Jack is clearly a busy man: with so many texts in the mix, as well as his involvement with universities, museums and institutions various. Lecture tours, writing, publishers, teaching: time to let him get on with his working day. But first some Hurtwood memories? Jack is generous in his praise of a school that provided him, for the first time he claims, with freedom and ‘the amazing opportunity to do anything.’ Really? What about all the pressure that we teachers maintain to get those great results, the ones that earned his place at Warwick? His memory it positive: he was still left with time for plenty of fun, and of course rule-breaking. I shall as ever maintain radio silence, although I know, shall we say, a little more about boarding life at Peaslake House. Hurtwood also consolidated that with personal development, comes a consequent personal responsibility. Studying History, English and Theatre, Jack remembers his teachers Jackie, Jaqueline and Hugo with affection and gratitude. I had the privilege of introducing him to the writer Joseph Conrad in the Advanced English classes (did he ever give me back my copy of Heart of Darkness? He did, he reassures me, with a thank-you note!) We move tangentially and swap haunting memories of 9/11: live images on the mezzanine tv of the second plane hitting, the jumpers, the shock. He comes back however again to inspirational brilliance of Jackie’s teaching, and how in the wake of this collective moment of history itself, classes were alive with explorations and discussion. His time with us was ‘important and meaningful’; he loved the ‘wider stuff’ that Wednesday afternoons offered and made a valuable group of friends.

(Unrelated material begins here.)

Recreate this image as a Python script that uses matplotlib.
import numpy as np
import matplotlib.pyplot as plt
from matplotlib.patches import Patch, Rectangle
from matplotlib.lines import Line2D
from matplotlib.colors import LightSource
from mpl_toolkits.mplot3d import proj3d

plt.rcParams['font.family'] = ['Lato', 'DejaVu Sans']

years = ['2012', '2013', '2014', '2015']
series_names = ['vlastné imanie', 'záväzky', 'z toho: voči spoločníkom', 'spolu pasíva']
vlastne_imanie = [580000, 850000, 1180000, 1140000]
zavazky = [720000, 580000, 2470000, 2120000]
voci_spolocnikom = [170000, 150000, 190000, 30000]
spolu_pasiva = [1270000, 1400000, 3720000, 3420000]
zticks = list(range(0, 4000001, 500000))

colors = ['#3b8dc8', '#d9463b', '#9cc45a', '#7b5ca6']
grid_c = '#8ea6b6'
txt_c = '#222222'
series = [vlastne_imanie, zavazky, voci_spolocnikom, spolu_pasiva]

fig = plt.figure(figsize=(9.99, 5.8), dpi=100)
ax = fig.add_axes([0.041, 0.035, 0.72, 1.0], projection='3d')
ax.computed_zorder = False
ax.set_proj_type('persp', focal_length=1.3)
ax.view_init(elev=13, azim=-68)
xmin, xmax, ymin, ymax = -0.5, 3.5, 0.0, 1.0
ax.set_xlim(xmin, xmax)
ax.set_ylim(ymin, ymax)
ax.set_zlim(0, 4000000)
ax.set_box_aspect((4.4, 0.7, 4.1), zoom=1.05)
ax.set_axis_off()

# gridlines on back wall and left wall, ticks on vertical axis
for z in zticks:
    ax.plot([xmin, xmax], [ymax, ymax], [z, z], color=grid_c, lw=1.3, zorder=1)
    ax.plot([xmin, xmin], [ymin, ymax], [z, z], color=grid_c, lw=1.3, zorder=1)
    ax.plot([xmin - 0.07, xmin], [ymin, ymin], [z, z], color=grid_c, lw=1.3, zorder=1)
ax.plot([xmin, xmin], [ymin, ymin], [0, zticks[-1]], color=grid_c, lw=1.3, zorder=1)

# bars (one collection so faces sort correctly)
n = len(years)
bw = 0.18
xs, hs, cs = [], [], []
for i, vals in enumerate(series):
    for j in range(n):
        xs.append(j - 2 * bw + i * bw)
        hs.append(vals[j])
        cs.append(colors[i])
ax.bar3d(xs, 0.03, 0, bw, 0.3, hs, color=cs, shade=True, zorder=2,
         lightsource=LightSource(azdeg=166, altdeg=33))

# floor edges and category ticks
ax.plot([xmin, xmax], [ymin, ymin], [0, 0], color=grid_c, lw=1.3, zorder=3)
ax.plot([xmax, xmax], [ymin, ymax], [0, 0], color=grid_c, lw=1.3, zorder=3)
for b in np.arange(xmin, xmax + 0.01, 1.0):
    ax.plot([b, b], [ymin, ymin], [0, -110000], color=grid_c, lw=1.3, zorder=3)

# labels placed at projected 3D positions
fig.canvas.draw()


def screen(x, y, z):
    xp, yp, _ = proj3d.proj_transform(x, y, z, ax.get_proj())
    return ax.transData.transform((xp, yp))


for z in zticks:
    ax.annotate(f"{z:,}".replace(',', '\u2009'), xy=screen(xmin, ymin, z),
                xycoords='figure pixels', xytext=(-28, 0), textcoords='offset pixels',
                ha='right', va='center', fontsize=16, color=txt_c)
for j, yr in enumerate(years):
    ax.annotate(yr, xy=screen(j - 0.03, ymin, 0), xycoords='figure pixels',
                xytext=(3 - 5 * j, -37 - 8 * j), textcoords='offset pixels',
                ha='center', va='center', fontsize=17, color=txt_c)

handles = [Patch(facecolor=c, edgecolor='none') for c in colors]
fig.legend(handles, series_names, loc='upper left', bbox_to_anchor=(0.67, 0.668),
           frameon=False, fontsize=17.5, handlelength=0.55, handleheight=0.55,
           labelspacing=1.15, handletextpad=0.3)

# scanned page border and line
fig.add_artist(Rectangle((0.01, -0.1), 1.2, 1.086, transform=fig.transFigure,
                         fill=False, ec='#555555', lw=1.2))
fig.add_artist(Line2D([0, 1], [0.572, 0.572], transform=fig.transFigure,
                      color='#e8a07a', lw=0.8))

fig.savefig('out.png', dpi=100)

Time for us both to get on with the day, but first, does he have any specific advice to our students today as they peer into their futures, trying to see who they will become? His response is instant and as passionate as you would expect from someone who is making his mark in the world through tough clear-eyed and unsentimental analysis of the wider world. In terms of degree study, ‘Do something that you really want to do, something that you’re going to enjoy.’ Don’t be guided by what others think you ‘ought’ to do, by what you might earn, but by what really interests you. Visit the university, the campus, the town: get the feel of the place, make sure you feel you could be happy there. He adds that if you find the process ultimately ‘hard, remember, it’s supposed to be hard.’ What great pocket wisdom and what a pleasure it has been to catch up with Jack: his integrity and intelligence shine out like a beacon. His considered reflections on both his school days with us and the need for a more inclusive and affirmative social and cultural way forward have been impressive. Unsurprisingly almost his last words spill into more advice to students. Follow what you care about, what excites you, he offers, because ‘doing what you enjoy is the best way to do it really well.’ I get the impression that this is the shaping mantra of his own life. Thanks for sharing some time with us Jack – I for one cannot wait to read your new book. Provocative and incendiary? Go! Go! Go! I say, and thanks for bringing it on home to Hurtwood!